Task to carry out:
Reproduce the listing below without changes, except that pictures are left out.

◇ ◇ ◇ ◇ ◇ ◇ ◇

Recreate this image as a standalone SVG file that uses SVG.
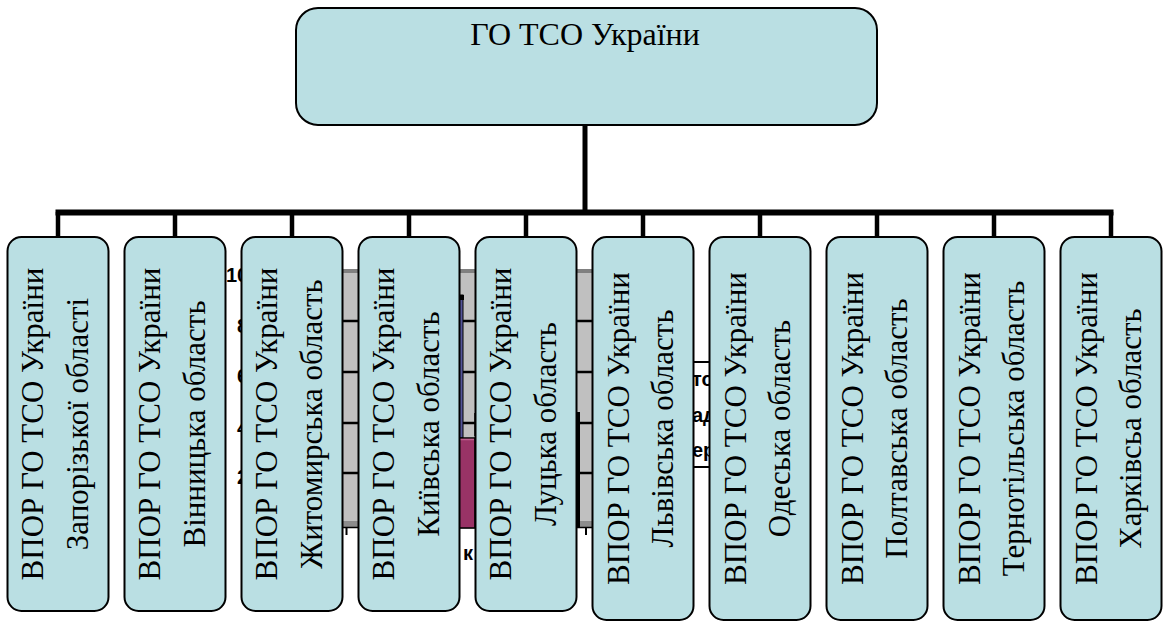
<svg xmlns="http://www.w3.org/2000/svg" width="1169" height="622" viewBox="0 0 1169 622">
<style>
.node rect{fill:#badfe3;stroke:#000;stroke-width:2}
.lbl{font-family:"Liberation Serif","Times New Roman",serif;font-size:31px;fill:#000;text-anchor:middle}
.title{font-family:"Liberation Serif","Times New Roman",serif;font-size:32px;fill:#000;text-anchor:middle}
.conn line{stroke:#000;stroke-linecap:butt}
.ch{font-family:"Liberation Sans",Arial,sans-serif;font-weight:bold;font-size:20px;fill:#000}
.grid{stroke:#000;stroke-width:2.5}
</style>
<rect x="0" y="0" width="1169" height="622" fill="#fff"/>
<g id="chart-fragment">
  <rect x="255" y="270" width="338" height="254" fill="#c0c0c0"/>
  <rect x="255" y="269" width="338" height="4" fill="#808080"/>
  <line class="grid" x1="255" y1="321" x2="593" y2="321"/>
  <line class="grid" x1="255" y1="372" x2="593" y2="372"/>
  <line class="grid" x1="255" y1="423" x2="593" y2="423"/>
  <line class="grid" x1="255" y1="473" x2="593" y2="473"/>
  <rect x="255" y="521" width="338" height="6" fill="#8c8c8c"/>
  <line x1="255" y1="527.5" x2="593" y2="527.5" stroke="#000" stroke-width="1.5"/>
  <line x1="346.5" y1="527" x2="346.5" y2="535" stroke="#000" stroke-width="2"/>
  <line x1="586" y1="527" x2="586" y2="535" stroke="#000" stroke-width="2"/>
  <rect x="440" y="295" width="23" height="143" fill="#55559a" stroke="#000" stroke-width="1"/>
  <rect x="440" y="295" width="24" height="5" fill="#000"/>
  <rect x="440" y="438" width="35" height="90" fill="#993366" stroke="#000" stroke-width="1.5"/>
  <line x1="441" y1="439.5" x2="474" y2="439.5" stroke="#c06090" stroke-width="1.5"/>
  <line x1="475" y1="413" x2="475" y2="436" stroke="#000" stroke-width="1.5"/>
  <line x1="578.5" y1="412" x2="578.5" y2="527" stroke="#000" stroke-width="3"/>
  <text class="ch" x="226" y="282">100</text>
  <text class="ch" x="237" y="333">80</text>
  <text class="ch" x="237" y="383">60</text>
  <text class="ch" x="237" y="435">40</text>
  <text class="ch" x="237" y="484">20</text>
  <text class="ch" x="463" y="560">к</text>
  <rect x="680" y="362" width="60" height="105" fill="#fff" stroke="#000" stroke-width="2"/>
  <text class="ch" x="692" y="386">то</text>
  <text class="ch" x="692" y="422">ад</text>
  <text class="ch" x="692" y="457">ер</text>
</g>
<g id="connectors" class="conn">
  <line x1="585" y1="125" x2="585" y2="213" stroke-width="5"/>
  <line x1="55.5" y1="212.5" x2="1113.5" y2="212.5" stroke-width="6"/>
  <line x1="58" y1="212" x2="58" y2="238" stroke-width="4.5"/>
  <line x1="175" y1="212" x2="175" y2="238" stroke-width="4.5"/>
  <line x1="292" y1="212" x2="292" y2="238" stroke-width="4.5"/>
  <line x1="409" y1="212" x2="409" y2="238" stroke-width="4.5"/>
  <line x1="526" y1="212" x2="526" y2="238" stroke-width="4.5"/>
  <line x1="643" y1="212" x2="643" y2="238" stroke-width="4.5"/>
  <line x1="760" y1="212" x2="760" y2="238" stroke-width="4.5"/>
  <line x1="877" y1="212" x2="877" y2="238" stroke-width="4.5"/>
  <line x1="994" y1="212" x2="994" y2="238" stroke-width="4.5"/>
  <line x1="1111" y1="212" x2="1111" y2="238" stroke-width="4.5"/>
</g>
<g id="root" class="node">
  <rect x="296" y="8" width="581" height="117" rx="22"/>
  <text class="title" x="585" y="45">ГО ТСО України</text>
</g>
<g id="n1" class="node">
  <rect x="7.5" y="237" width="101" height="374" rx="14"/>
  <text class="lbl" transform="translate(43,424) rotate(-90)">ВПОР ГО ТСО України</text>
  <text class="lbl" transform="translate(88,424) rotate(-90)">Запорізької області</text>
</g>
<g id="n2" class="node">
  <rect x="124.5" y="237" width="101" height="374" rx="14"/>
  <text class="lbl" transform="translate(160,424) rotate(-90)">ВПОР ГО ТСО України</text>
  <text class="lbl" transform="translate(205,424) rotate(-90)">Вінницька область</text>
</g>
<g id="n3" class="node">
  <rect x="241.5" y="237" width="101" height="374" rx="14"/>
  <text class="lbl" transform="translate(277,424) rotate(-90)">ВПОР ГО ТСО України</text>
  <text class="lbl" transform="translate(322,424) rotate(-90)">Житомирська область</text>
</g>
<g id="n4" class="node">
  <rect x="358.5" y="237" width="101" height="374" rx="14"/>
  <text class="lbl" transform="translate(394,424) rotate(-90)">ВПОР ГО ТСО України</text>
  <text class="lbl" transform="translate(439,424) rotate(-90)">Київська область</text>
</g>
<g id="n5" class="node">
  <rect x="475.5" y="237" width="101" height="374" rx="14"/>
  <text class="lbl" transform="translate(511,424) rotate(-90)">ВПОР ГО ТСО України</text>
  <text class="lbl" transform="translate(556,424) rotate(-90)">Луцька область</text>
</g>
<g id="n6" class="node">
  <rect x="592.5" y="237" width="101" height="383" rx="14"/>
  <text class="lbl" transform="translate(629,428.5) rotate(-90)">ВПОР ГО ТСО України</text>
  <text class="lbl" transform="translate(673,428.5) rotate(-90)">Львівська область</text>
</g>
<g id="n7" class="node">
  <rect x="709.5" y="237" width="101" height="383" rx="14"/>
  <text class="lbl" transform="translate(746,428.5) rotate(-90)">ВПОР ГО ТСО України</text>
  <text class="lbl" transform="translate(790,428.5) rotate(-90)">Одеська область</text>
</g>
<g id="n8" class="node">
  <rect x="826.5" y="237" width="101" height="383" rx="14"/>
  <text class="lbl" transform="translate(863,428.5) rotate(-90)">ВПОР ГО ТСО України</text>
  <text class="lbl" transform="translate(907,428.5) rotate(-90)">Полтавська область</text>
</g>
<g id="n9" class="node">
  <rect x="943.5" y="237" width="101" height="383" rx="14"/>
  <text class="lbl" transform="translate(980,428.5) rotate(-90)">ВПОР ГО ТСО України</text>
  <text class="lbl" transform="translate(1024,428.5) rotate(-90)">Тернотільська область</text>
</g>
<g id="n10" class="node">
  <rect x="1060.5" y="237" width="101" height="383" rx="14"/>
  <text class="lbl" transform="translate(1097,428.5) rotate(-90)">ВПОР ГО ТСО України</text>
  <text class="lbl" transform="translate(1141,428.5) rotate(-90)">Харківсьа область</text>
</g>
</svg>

◇ ◇ ◇ ◇ ◇ ◇ ◇

Written answer:
Recreate this image as a standalone SVG file that uses SVG.
<svg xmlns="http://www.w3.org/2000/svg" width="1169" height="622" viewBox="0 0 1169 622">
<style>
.node rect{fill:#badfe3;stroke:#000;stroke-width:2}
.lbl{font-family:"Liberation Serif","Times New Roman",serif;font-size:31px;fill:#000;text-anchor:middle}
.title{font-family:"Liberation Serif","Times New Roman",serif;font-size:32px;fill:#000;text-anchor:middle}
.conn line{stroke:#000;stroke-linecap:butt}
.ch{font-family:"Liberation Sans",Arial,sans-serif;font-weight:bold;font-size:20px;fill:#000}
.grid{stroke:#000;stroke-width:2.5}
</style>
<rect x="0" y="0" width="1169" height="622" fill="#fff"/>
<g id="chart-fragment">
  <rect x="255" y="270" width="338" height="254" fill="#c0c0c0"/>
  <rect x="255" y="269" width="338" height="4" fill="#808080"/>
  <line class="grid" x1="255" y1="321" x2="593" y2="321"/>
  <line class="grid" x1="255" y1="372" x2="593" y2="372"/>
  <line class="grid" x1="255" y1="423" x2="593" y2="423"/>
  <line class="grid" x1="255" y1="473" x2="593" y2="473"/>
  <rect x="255" y="521" width="338" height="6" fill="#8c8c8c"/>
  <line x1="255" y1="527.5" x2="593" y2="527.5" stroke="#000" stroke-width="1.5"/>
  <line x1="346.5" y1="527" x2="346.5" y2="535" stroke="#000" stroke-width="2"/>
  <line x1="586" y1="527" x2="586" y2="535" stroke="#000" stroke-width="2"/>
  <rect x="440" y="295" width="23" height="143" fill="#55559a" stroke="#000" stroke-width="1"/>
  <rect x="440" y="295" width="24" height="5" fill="#000"/>
  <rect x="440" y="438" width="35" height="90" fill="#993366" stroke="#000" stroke-width="1.5"/>
  <line x1="441" y1="439.5" x2="474" y2="439.5" stroke="#c06090" stroke-width="1.5"/>
  <line x1="475" y1="413" x2="475" y2="436" stroke="#000" stroke-width="1.5"/>
  <line x1="578.5" y1="412" x2="578.5" y2="527" stroke="#000" stroke-width="3"/>
  <text class="ch" x="226" y="282">100</text>
  <text class="ch" x="237" y="333">80</text>
  <text class="ch" x="237" y="383">60</text>
  <text class="ch" x="237" y="435">40</text>
  <text class="ch" x="237" y="484">20</text>
  <text class="ch" x="463" y="560">к</text>
  <rect x="680" y="362" width="60" height="105" fill="#fff" stroke="#000" stroke-width="2"/>
  <text class="ch" x="692" y="386">то</text>
  <text class="ch" x="692" y="422">ад</text>
  <text class="ch" x="692" y="457">ер</text>
</g>
<g id="connectors" class="conn">
  <line x1="585" y1="125" x2="585" y2="213" stroke-width="5"/>
  <line x1="55.5" y1="212.5" x2="1113.5" y2="212.5" stroke-width="6"/>
  <line x1="58" y1="212" x2="58" y2="238" stroke-width="4.5"/>
  <line x1="175" y1="212" x2="175" y2="238" stroke-width="4.5"/>
  <line x1="292" y1="212" x2="292" y2="238" stroke-width="4.5"/>
  <line x1="409" y1="212" x2="409" y2="238" stroke-width="4.5"/>
  <line x1="526" y1="212" x2="526" y2="238" stroke-width="4.5"/>
  <line x1="643" y1="212" x2="643" y2="238" stroke-width="4.5"/>
  <line x1="760" y1="212" x2="760" y2="238" stroke-width="4.5"/>
  <line x1="877" y1="212" x2="877" y2="238" stroke-width="4.5"/>
  <line x1="994" y1="212" x2="994" y2="238" stroke-width="4.5"/>
  <line x1="1111" y1="212" x2="1111" y2="238" stroke-width="4.5"/>
</g>
<g id="root" class="node">
  <rect x="296" y="8" width="581" height="117" rx="22"/>
  <text class="title" x="585" y="45">ГО ТСО України</text>
</g>
<g id="n1" class="node">
  <rect x="7.5" y="237" width="101" height="374" rx="14"/>
  <text class="lbl" transform="translate(43,424) rotate(-90)">ВПОР ГО ТСО України</text>
  <text class="lbl" transform="translate(88,424) rotate(-90)">Запорізької області</text>
</g>
<g id="n2" class="node">
  <rect x="124.5" y="237" width="101" height="374" rx="14"/>
  <text class="lbl" transform="translate(160,424) rotate(-90)">ВПОР ГО ТСО України</text>
  <text class="lbl" transform="translate(205,424) rotate(-90)">Вінницька область</text>
</g>
<g id="n3" class="node">
  <rect x="241.5" y="237" width="101" height="374" rx="14"/>
  <text class="lbl" transform="translate(277,424) rotate(-90)">ВПОР ГО ТСО України</text>
  <text class="lbl" transform="translate(322,424) rotate(-90)">Житомирська область</text>
</g>
<g id="n4" class="node">
  <rect x="358.5" y="237" width="101" height="374" rx="14"/>
  <text class="lbl" transform="translate(394,424) rotate(-90)">ВПОР ГО ТСО України</text>
  <text class="lbl" transform="translate(439,424) rotate(-90)">Київська область</text>
</g>
<g id="n5" class="node">
  <rect x="475.5" y="237" width="101" height="374" rx="14"/>
  <text class="lbl" transform="translate(511,424) rotate(-90)">ВПОР ГО ТСО України</text>
  <text class="lbl" transform="translate(556,424) rotate(-90)">Луцька область</text>
</g>
<g id="n6" class="node">
  <rect x="592.5" y="237" width="101" height="383" rx="14"/>
  <text class="lbl" transform="translate(629,428.5) rotate(-90)">ВПОР ГО ТСО України</text>
  <text class="lbl" transform="translate(673,428.5) rotate(-90)">Львівська область</text>
</g>
<g id="n7" class="node">
  <rect x="709.5" y="237" width="101" height="383" rx="14"/>
  <text class="lbl" transform="translate(746,428.5) rotate(-90)">ВПОР ГО ТСО України</text>
  <text class="lbl" transform="translate(790,428.5) rotate(-90)">Одеська область</text>
</g>
<g id="n8" class="node">
  <rect x="826.5" y="237" width="101" height="383" rx="14"/>
  <text class="lbl" transform="translate(863,428.5) rotate(-90)">ВПОР ГО ТСО України</text>
  <text class="lbl" transform="translate(907,428.5) rotate(-90)">Полтавська область</text>
</g>
<g id="n9" class="node">
  <rect x="943.5" y="237" width="101" height="383" rx="14"/>
  <text class="lbl" transform="translate(980,428.5) rotate(-90)">ВПОР ГО ТСО України</text>
  <text class="lbl" transform="translate(1024,428.5) rotate(-90)">Тернотільська область</text>
</g>
<g id="n10" class="node">
  <rect x="1060.5" y="237" width="101" height="383" rx="14"/>
  <text class="lbl" transform="translate(1097,428.5) rotate(-90)">ВПОР ГО ТСО України</text>
  <text class="lbl" transform="translate(1141,428.5) rotate(-90)">Харківсьа область</text>
</g>
</svg>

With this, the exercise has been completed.